• WHAT TO DO
Copy exactly the lines from the beginning of the data down to and including the line holding "width = 0.1", without any pictures.

━━━━━ RECORDS FOR THIS EXERCISE ━━━━━

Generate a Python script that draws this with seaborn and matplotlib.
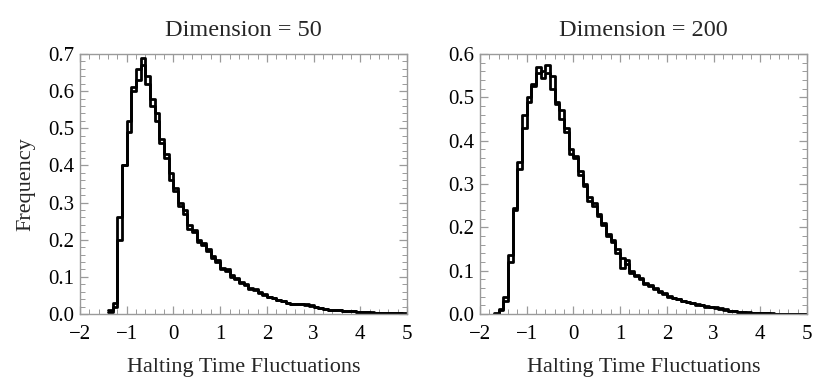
import numpy as np
import pandas as pd
import seaborn as sns
import matplotlib.pyplot as plt
from matplotlib.ticker import MultipleLocator, FormatStrFormatter

# bin width 0.1 for both panels
width = 0.1

# Dimension = 50 : bins start at -1.4
start_50 = -1.4
freq_50_a = [0.01, 0.03, 0.20, 0.40, 0.52, 0.61, 0.66, 0.69, 0.62, 0.58,
             0.52, 0.47, 0.42, 0.38, 0.33, 0.30, 0.27, 0.24, 0.22, 0.20,
             0.19, 0.17, 0.155, 0.14, 0.125, 0.115, 0.105, 0.095, 0.087, 0.078,
             0.071, 0.065, 0.058, 0.052, 0.047, 0.043, 0.038, 0.034, 0.030, 0.028,
             0.027, 0.028, 0.026, 0.022, 0.019, 0.016, 0.014, 0.012, 0.011, 0.010,
             0.009, 0.009, 0.007, 0.006, 0.005, 0.004, 0.004, 0.003, 0.003, 0.003,
             0.002, 0.003, 0.002, 0.002]
freq_50_b = [0.005, 0.02, 0.26, 0.40, 0.49, 0.60, 0.63, 0.67, 0.64, 0.56,
             0.54, 0.46, 0.43, 0.36, 0.34, 0.29, 0.28, 0.23, 0.225, 0.195,
             0.185, 0.175, 0.15, 0.145, 0.12, 0.12, 0.10, 0.098, 0.084, 0.08,
             0.068, 0.066, 0.056, 0.054, 0.045, 0.044, 0.037, 0.035, 0.029, 0.026,
             0.028, 0.027, 0.025, 0.023, 0.018, 0.017, 0.013, 0.012, 0.010, 0.011,
             0.008, 0.008, 0.007, 0.005, 0.005, 0.004, 0.003, 0.003, 0.002, 0.003,
             0.002, 0.002, 0.002, 0.001]

# Dimension = 200 : bins start at -1.7
start_200 = -1.7
freq_200_a = [0.003, 0.01, 0.04, 0.135, 0.24, 0.335, 0.43, 0.50, 0.525, 0.555,
              0.56, 0.575, 0.52, 0.485, 0.45, 0.42, 0.38, 0.36, 0.33, 0.30,
              0.27, 0.25, 0.23, 0.21, 0.185, 0.165, 0.15, 0.13, 0.115, 0.10,
              0.09, 0.08, 0.072, 0.066, 0.058, 0.052, 0.047, 0.042, 0.038, 0.034,
              0.031, 0.028, 0.025, 0.022, 0.020, 0.018, 0.016, 0.015, 0.013, 0.010,
              0.008, 0.006, 0.005, 0.004, 0.004, 0.003, 0.003, 0.002, 0.002, 0.002,
              0.001, 0.001, 0.001, 0.001, 0.001, 0.001, 0.001]
freq_200_b = [0.0, 0.012, 0.03, 0.12, 0.245, 0.35, 0.46, 0.49, 0.53, 0.57,
              0.545, 0.555, 0.55, 0.49, 0.47, 0.43, 0.37, 0.365, 0.32, 0.295,
              0.26, 0.255, 0.225, 0.205, 0.18, 0.17, 0.14, 0.105, 0.125, 0.095,
              0.088, 0.082, 0.07, 0.064, 0.06, 0.05, 0.048, 0.04, 0.036, 0.035,
              0.03, 0.027, 0.026, 0.021, 0.021, 0.017, 0.017, 0.014, 0.012, 0.011,
              0.007, 0.006, 0.004, 0.004, 0.003, 0.003, 0.002, 0.002, 0.002, 0.001,
              0.001, 0.001, 0.001, 0.001, 0.001, 0.001, 0.001]


sns.set_style('ticks')
plt.rcParams['font.family'] = ['Liberation Serif', 'DejaVu Serif']

fig, axes = plt.subplots(1, 2, figsize=(8.3, 3.91), dpi=100)
plt.subplots_adjust(left=0.0964, right=0.9723, bottom=0.197, top=0.862, wspace=0.223)

panels = [
    (axes[0], 'Dimension = 50', start_50, [freq_50_a, freq_50_b], 0.7),
    (axes[1], 'Dimension = 200', start_200, [freq_200_a, freq_200_b], 0.6),
]

frame = '#9a9a9a'
for ax, title, start, runs, ymax in panels:
    for vals in runs:
        centers = start + width * (np.arange(len(vals)) + 0.5)
        edges = (start + width * np.arange(len(vals) + 1)).tolist()
        df = pd.DataFrame({'x': centers, 'freq': vals})
        sns.histplot(data=df, x='x', weights='freq', bins=edges,
                     element='step', fill=False, stat='count',
                     color='black', linewidth=2.0, ax=ax)
    ax.set_xlim(-2, 5)
    ax.set_ylim(0, ymax)
    ax.xaxis.set_major_locator(MultipleLocator(1))
    ax.xaxis.set_minor_locator(MultipleLocator(0.2))
    ax.yaxis.set_major_locator(MultipleLocator(0.1))
    ax.yaxis.set_minor_locator(MultipleLocator(0.02))
    ax.yaxis.set_major_formatter(FormatStrFormatter('%.1f'))
    for s in ax.spines.values():
        s.set_visible(True)
        s.set_color(frame)
        s.set_linewidth(1.0)
    ax.tick_params(which='both', direction='in', top=True, right=True,
                   color=frame, labelcolor='black', labelsize=15)
    ax.tick_params(axis='x', which='major', pad=8)
    ax.tick_params(axis='y', which='major', pad=4)
    ax.tick_params(which='major', length=6, width=0.9)
    ax.tick_params(which='minor', length=3.5, width=0.7)
    ax.set_title(title, fontsize=17.5, pad=13)
    ax.set_xlabel('Halting Time Fluctuations', fontsize=16, labelpad=10)
    ax.set_ylabel('Frequency' if ax is axes[0] else '', fontsize=16, labelpad=9)

fig.savefig('out.png', dpi=100)
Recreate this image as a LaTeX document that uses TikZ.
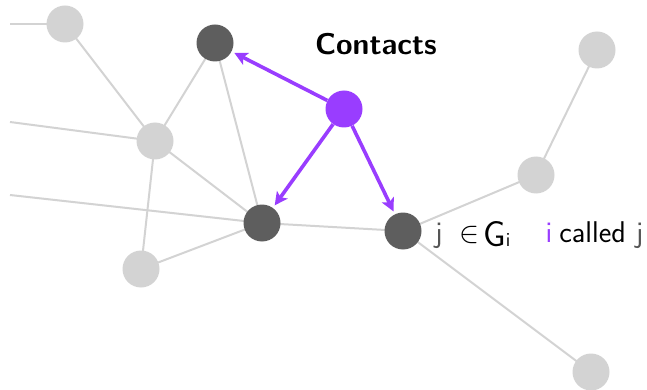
\RequirePackage{fix-cm}
\documentclass[tikz,border=0pt]{standalone}
\usepackage{fontspec}
\usetikzlibrary{arrows.meta}
\definecolor{lightnode}{RGB}{211,211,211}
\definecolor{darknode}{RGB}{94,94,94}
\definecolor{callpurple}{RGB}{153,61,255}
\definecolor{jgray}{RGB}{85,85,85}
\tikzset{
  lnode/.style={circle,fill=lightnode,minimum size=37pt,inner sep=0pt},
  dnode/.style={circle,fill=darknode,minimum size=37pt,inner sep=0pt},
  pnode/.style={circle,fill=callpurple,minimum size=37pt,inner sep=0pt},
  edge/.style={draw=lightnode,line width=2pt},
  callarrow/.style={draw=callpurple,line width=3.6pt,-{Stealth[length=13pt,width=13pt,inset=3pt]},shorten >=3pt},
  lbl/.style={anchor=base west,inner sep=0pt,font=\fontsize{30}{36}\selectfont\sffamily},
}
\begin{document}
\begin{tikzpicture}[x=1pt,y=-1pt]
\useasboundingbox (0,0) rectangle (647,390);
% coordinates
\coordinate (lA) at (10,24);
\coordinate (lC) at (10,122);
\coordinate (lD) at (10,195);
\coordinate (cA) at (65,24);
\coordinate (cB) at (215,43);
\coordinate (cC) at (155,141);
\coordinate (cP) at (344,109);
\coordinate (cD) at (262,223);
\coordinate (cE) at (141,269);
\coordinate (cF) at (403,231);
\coordinate (cG) at (536,175);
\coordinate (cH) at (597,50);
\coordinate (cI) at (591,372);
% edges
\draw[edge] (lA) -- (cA);
\draw[edge] (cA) -- (cC);
\draw[edge] (cC) -- (cB);
\draw[edge] (cB) -- (cD);
\draw[edge] (lC) -- (cC);
\draw[edge] (cC) -- (cE);
\draw[edge] (cC) -- (cD);
\draw[edge] (lD) -- (cD);
\draw[edge] (cE) -- (cD);
\draw[edge] (cD) -- (cF);
\draw[edge] (cF) -- (cG);
\draw[edge] (cG) -- (cH);
\draw[edge] (cF) -- (cI);
% nodes
\node[lnode] (A) at (cA) {};
\node[dnode] (B) at (cB) {};
\node[lnode] (C) at (cC) {};
\node[dnode] (D) at (cD) {};
\node[lnode] (E) at (cE) {};
\node[dnode] (F) at (cF) {};
\node[lnode] (G) at (cG) {};
\node[lnode] (H) at (cH) {};
\node[lnode] (I) at (cI) {};
\node[pnode] (P) at (cP) {};
% arrows
\draw[callarrow] (P) -- (B);
\draw[callarrow] (P) -- (D);
\draw[callarrow] (P) -- (F);
% labels
\node[anchor=base,inner sep=0pt,font=\fontsize{30}{36}\selectfont\sffamily\bfseries] (title) at (376,55) {Contacts};
\node[lbl] (member) at (435,242) {\textcolor{jgray}{j}\hspace{16.5pt}$\in$\hspace{4pt}\raisebox{-4.5pt}{{\fontsize{36}{40}\selectfont G}{\fontsize{20}{22}\selectfont i}}};
\node[lbl] (called) at (545.5,242) {\textcolor{callpurple}{i}\hspace{7pt}called\hspace{10pt}\textcolor{jgray}{j}};
\end{tikzpicture}
\end{document}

━━━━━

• REPLY TO THE EXERCISE
Generate a Python script that draws this with seaborn and matplotlib.
import numpy as np
import pandas as pd
import seaborn as sns
import matplotlib.pyplot as plt
from matplotlib.ticker import MultipleLocator, FormatStrFormatter

# bin width 0.1 for both panels
width = 0.1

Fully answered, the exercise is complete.